Ce premier volume est donc le récit de leur survie dans le Japon en guerre de 1945, et l'auteur décrit les conflits idéologiques et humains dans une situation aussi extrême. On peut reprocher un certain sentimentalisme dans ces anecdotes, mais on sent une certaine vérité, d'autant plus que l'auteur évite la plupart du temps d'être manichéen. Quand il l'est, c'est pour dénoncer la bêtise et l'hypocrisie de l'armée japonaise et sa suprématie. Le 2e volume est le début de l'horreur absolue, du cauchemar brutale et persistant, de l'incompréhension, de l'ignorance. Beaucoup de personnages disparaissent, la description de la ville le 6 août 1945 est sans concession, et si le trait rond et simple de Nakazawa permet un peu de recul, mais l'horreur est bien là, dans la ville, sur les gens, dans les gens, dans leurs réactions et leurs réflexes de survie. Ce volume se concentre sur une période courte, entre le 6 et le 10 août, et c'est en gros une horreur à chaque page. La narration fait très fort car en dépit de ces nombreuses violences, il n'est pas facile d'arrêter la lecture, comme si on espérait que d'un coup, tout aille mieux.

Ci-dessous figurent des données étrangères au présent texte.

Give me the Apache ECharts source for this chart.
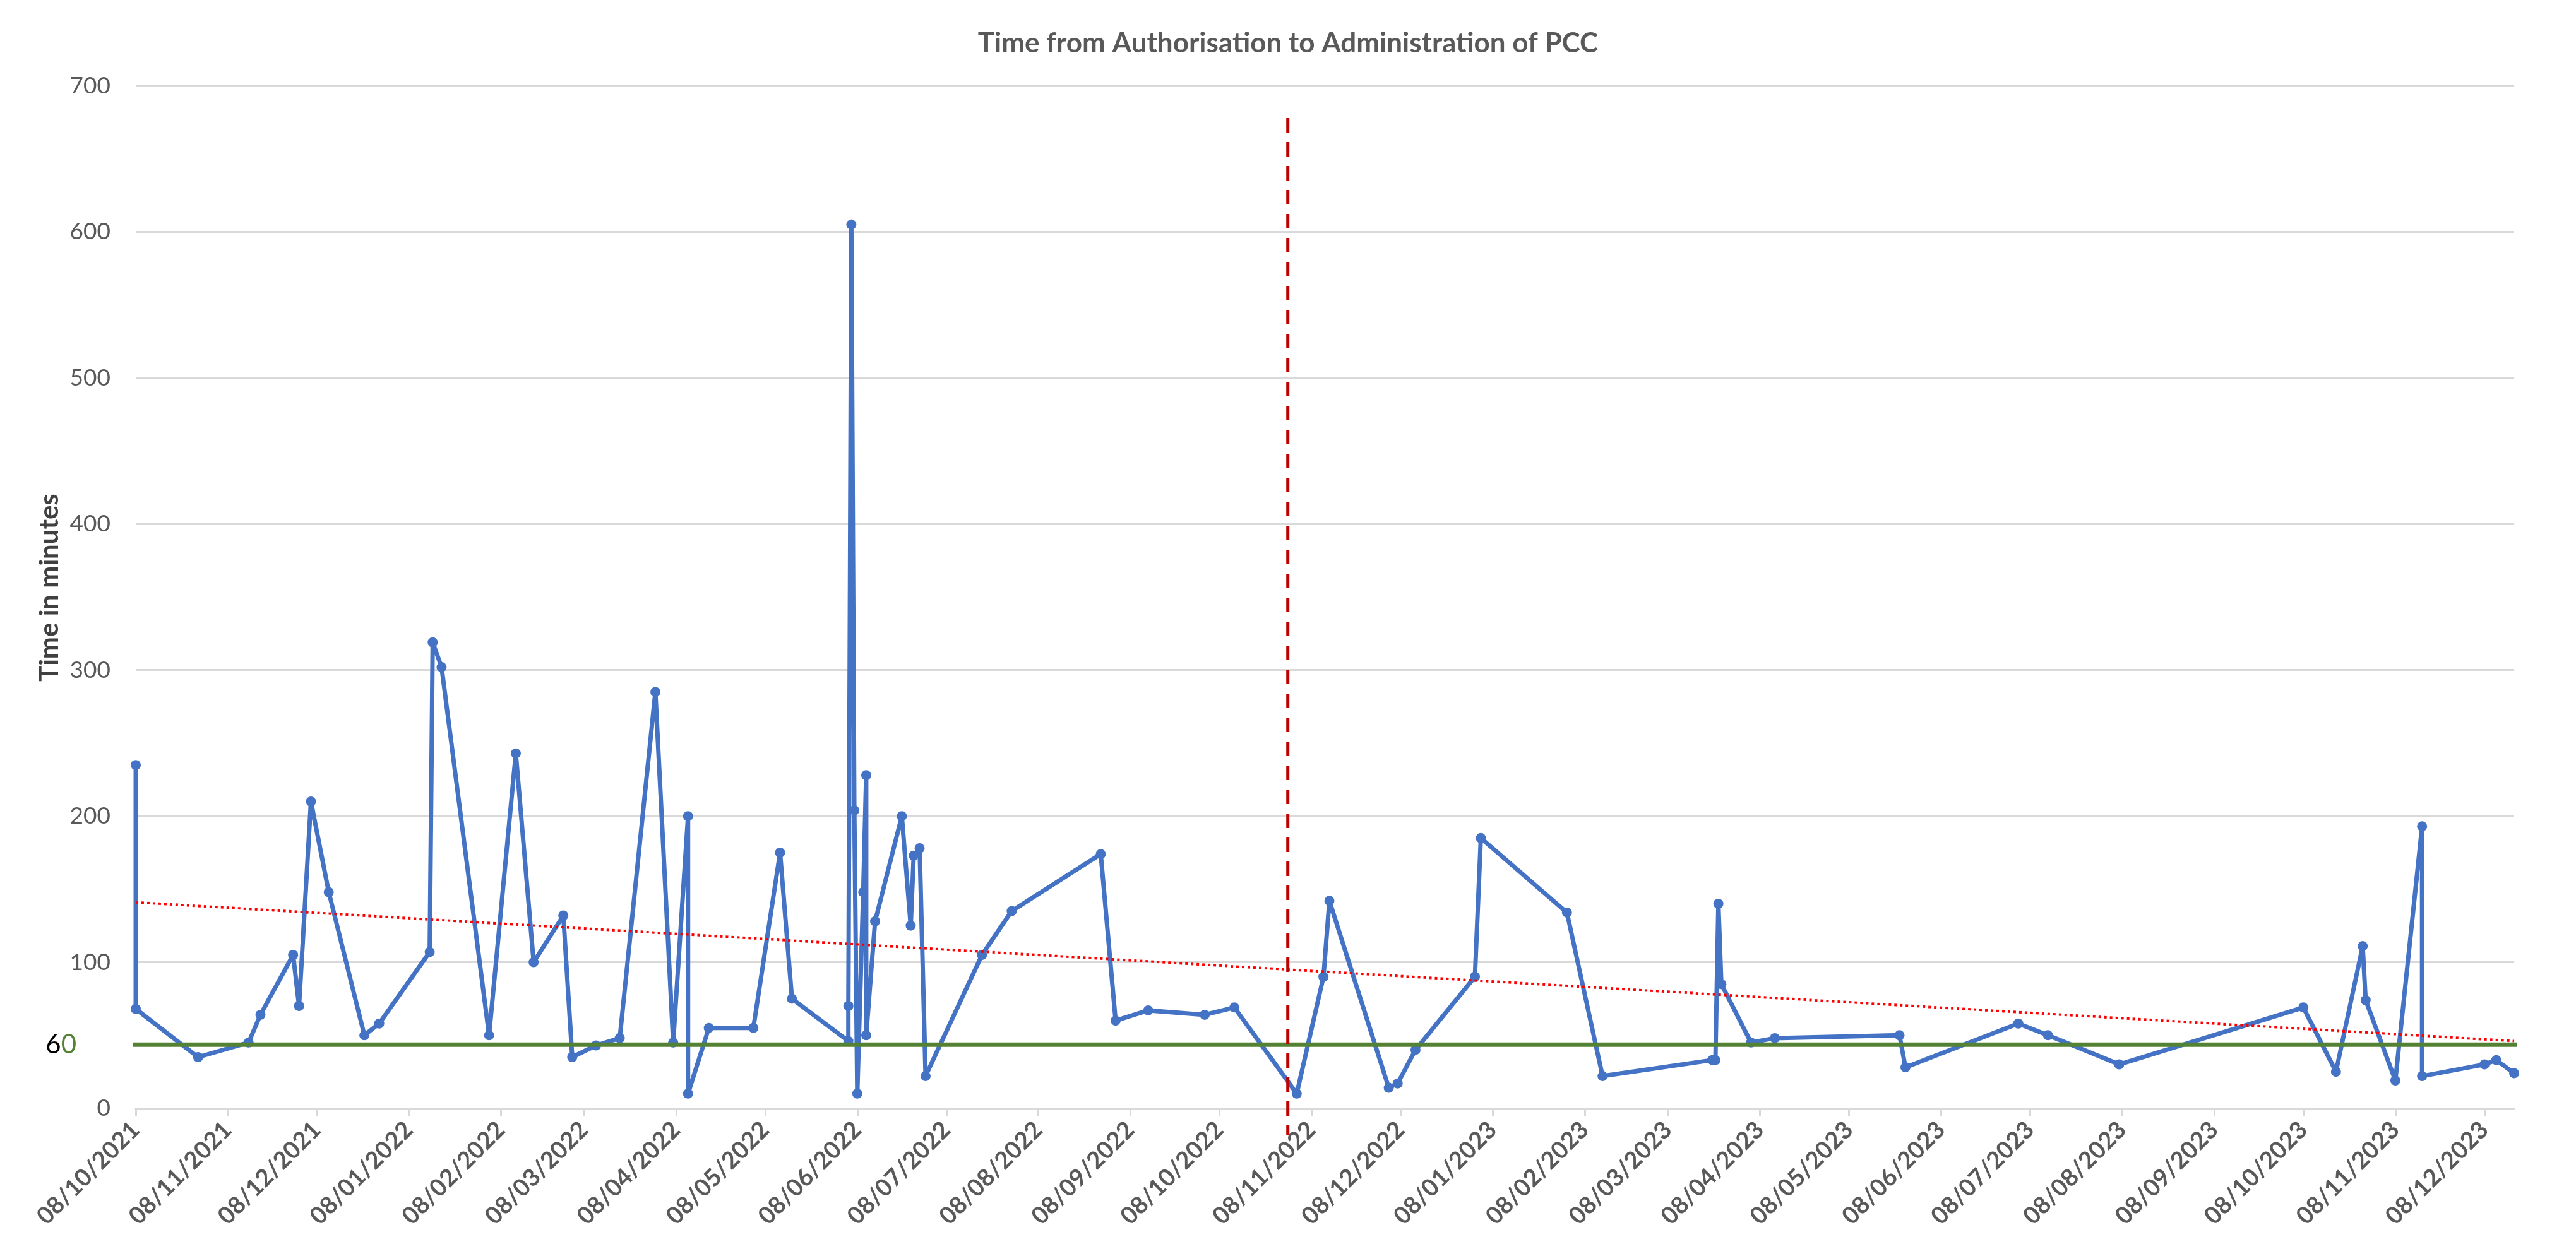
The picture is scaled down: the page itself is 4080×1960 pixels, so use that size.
<!DOCTYPE html>
<html><head><meta charset="utf-8">
<script src="https://cdn.jsdelivr.net/npm/echarts@6/dist/echarts.min.js"></script>
<style>html,body{margin:0;padding:0;background:#fff}#chart{width:4080px;height:1960px}</style>
</head><body><div id="chart"></div>
<script>
// ---- data ----
const dates = [
'2021-10-08','2021-10-08','2021-10-29','2021-11-15','2021-11-19','2021-11-30','2021-12-02','2021-12-06','2021-12-12','2021-12-24','2021-12-29',
'2022-01-15','2022-01-16','2022-01-19','2022-02-04','2022-02-13','2022-02-19','2022-03-01','2022-03-04','2022-03-12','2022-03-20',
'2022-04-01','2022-04-07','2022-04-12','2022-04-12','2022-04-19','2022-05-04','2022-05-13','2022-05-17',
'2022-06-05','2022-06-05','2022-06-06','2022-06-07','2022-06-08','2022-06-10','2022-06-11','2022-06-11','2022-06-14','2022-06-23','2022-06-26','2022-06-27','2022-06-29','2022-07-01',
'2022-07-20','2022-07-30','2022-08-29','2022-09-03','2022-09-14','2022-10-03','2022-10-13','2022-11-03',
'2022-11-12','2022-11-14','2022-12-04','2022-12-07','2022-12-13','2023-01-02','2023-01-04','2023-02-02','2023-02-14',
'2023-03-23','2023-03-24','2023-03-25','2023-03-26','2023-04-05','2023-04-13','2023-05-25','2023-05-27',
'2023-07-04','2023-07-14','2023-08-07','2023-10-08','2023-10-19','2023-10-28','2023-10-29','2023-11-08','2023-11-17','2023-11-17','2023-12-08','2023-12-12','2023-12-18'
];
const minutes = [
235,68,35,45,64,105,70,210,148,50,58,
107,319,302,50,243,100,132,35,43,48,
285,45,200,10,55,55,175,75,
46,70,605,204,10,148,228,50,128,200,125,173,178,22,
105,135,174,60,67,64,69,10,
90,142,14,17,40,90,185,134,22,
33,33,140,85,45,48,50,28,
58,50,30,69,25,111,74,19,193,22,30,33,24
];
const tickLabels = [
'08/10/2021','08/11/2021','08/12/2021','08/01/2022','08/02/2022','08/03/2022','08/04/2022','08/05/2022','08/06/2022',
'08/07/2022','08/08/2022','08/09/2022','08/10/2022','08/11/2022','08/12/2022','08/01/2023','08/02/2023','08/03/2023',
'08/04/2023','08/05/2023','08/06/2023','08/07/2023','08/08/2023','08/09/2023','08/10/2023','08/11/2023','08/12/2023'
];
const xRange = ['2021-10-08','2023-12-18'];
const trendDates = ['2021-10-08','2023-12-18'];
const trendValues = [141, 46];
const thresholdDates = ['2021-09-21','2024-01-01'];
const thresholdValues = [43.5, 43.5];
const thresholdText = ['6','0'];
const dividerDates = ['2022-10-31','2022-10-31'];
const dividerValues = [678, -18.6];
const yMin = 0, yMax = 700, yStep = 100;

// ---- helpers ----
function isoTs(s){ const p = s.split('-').map(Number); return Date.UTC(p[0], p[1]-1, p[2]); }
function dmyTs(s){ const p = s.split('/').map(Number); return Date.UTC(p[2], p[1]-1, p[0]); }
const tickTs = tickLabels.map(dmyTs);
const labelByTs = {}; tickLabels.forEach((l,i)=>{ labelByTs[tickTs[i]] = l; });
const pair = (ds, vs) => ds.map((d,i)=>[isoTs(d), vs[i]]);

const FONT = 'Lato, "Open Sans", sans-serif';
const chart = echarts.init(document.getElementById('chart'));
chart.setOption({
  backgroundColor: '#ffffff',
  animation: false,
  title: {
    text: 'Time from Authorisation to Administration of PCC',
    left: 'center', top: 42,
    textStyle: { fontFamily: FONT, fontSize: 44, fontWeight: 'bold', color: '#595959' }
  },
  grid: { left: 215, right: 98, top: 136, bottom: 204 },
  xAxis: {
    type: 'value',
    min: isoTs(xRange[0]), max: isoTs(xRange[1]),
    axisLine: { show: true, lineStyle: { color: '#d9d9d9', width: 3 } },
    axisTick: { show: true, length: 13, lineStyle: { color: '#d9d9d9', width: 3 }, customValues: tickTs },
    axisLabel: {
      customValues: tickTs, rotate: 45, margin: 28,
      fontFamily: FONT, fontSize: 38, fontWeight: 'bold', color: '#595959',
      formatter: v => labelByTs[v] || ''
    },
    splitLine: { show: false }
  },
  yAxis: {
    type: 'value', min: yMin, max: yMax, interval: yStep,
    name: 'Time in minutes', nameLocation: 'middle', nameGap: 108,
    nameTextStyle: { fontFamily: FONT, fontSize: 42, fontWeight: 'bold', color: '#404040', padding: [0, 0, 0, 30] },
    axisLine: { show: false }, axisTick: { show: false },
    axisLabel: { fontFamily: FONT, fontSize: 37, color: '#595959', margin: 40 },
    splitLine: { lineStyle: { color: '#d9d9d9', width: 3 } }
  },
  series: [
    {
      name: 'Minutes', type: 'line', z: 2,
      data: pair(dates, minutes),
      symbol: 'circle', symbolSize: 16,
      itemStyle: { color: '#4472C4' },
      lineStyle: { color: '#4472C4', width: 7 }
    },
    {
      name: 'Trend', type: 'line', z: 3, silent: true,
      data: pair(trendDates, trendValues), symbol: 'none',
      lineStyle: { color: '#FF0000', width: 4, type: [4, 5] }
    },
    {
      name: 'Threshold', type: 'line', z: 4, silent: true, clip: false,
      data: pair(thresholdDates, thresholdValues).map((d,i)=> i === 0 ? {
        value: d,
        label: { show: true, position: 'left', distance: 14,
          formatter: '{a|' + thresholdText[0] + '}{b|' + thresholdText[1] + '}',
          rich: { a: { fontFamily: FONT, fontSize: 42, color: '#000000' },
                  b: { fontFamily: FONT, fontSize: 42, color: '#548235' } } }
      } : d),
      symbol: 'circle', symbolSize: 0.1, showSymbol: true,
      itemStyle: { color: '#548235' },
      lineStyle: { color: '#548235', width: 7 }
    },
    {
      name: 'Divider', type: 'line', z: 5, silent: true, clip: false,
      data: pair(dividerDates, dividerValues), symbol: 'none',
      lineStyle: { color: '#C00000', width: 5, type: [23, 15] }
    }
  ]
});
</script></body></html>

Le 3e volume se déroule entre le 11 et le 18 août (à vérifier). Le Japon a capitulé, mais la situation n'est pas pour autant améliorée pour les survivants d'Hiroshima. Les conséquences de cette bombe, dont ils ne savent rien et ne comprennent pas l'usage, continue à apparaître, encore et encore. Sur la santé des victimes, mais aussi sur le comportement des Japonais de la province proche d'Hiroshima. Sentiment de honte à l'égard d'un membre brûlé, humiliations et quolibets pour les victimes mais aussi pour les survivants, dépouillés de tout, et même souvent d'aides extérieurs.
Je préfère rester évasif sur les faits et gestes de Gen et sa famille dans la suite, pour garder une part de surprise aux éventuels lecteurs. Ce manga fait au total 10 volumes. je vais m'empresser d'aller chercher les 4e et 5e volumes.
La dernière fois que je suis allé à la bibliothèque, j'ai voulu prendre un autre manga, moins déprimant. J'ai aperçu Le Pays des cerisiers de Fumiyo Kôno en rayon, je me souvenait avoir eu envie de le lire, sans me rappeler le sujet...
Bingo ! Ça parle aussi d'Hiroshima, 10 ans et 60 ans après.
Ce qui n'empêche pas les deux nouvelles composant ce volume d'être très joli, assez légère, mais bien claire sur le traumatisme et le souvenir de la bombe chez ceux qui ont vécu l'un des bombardements de près.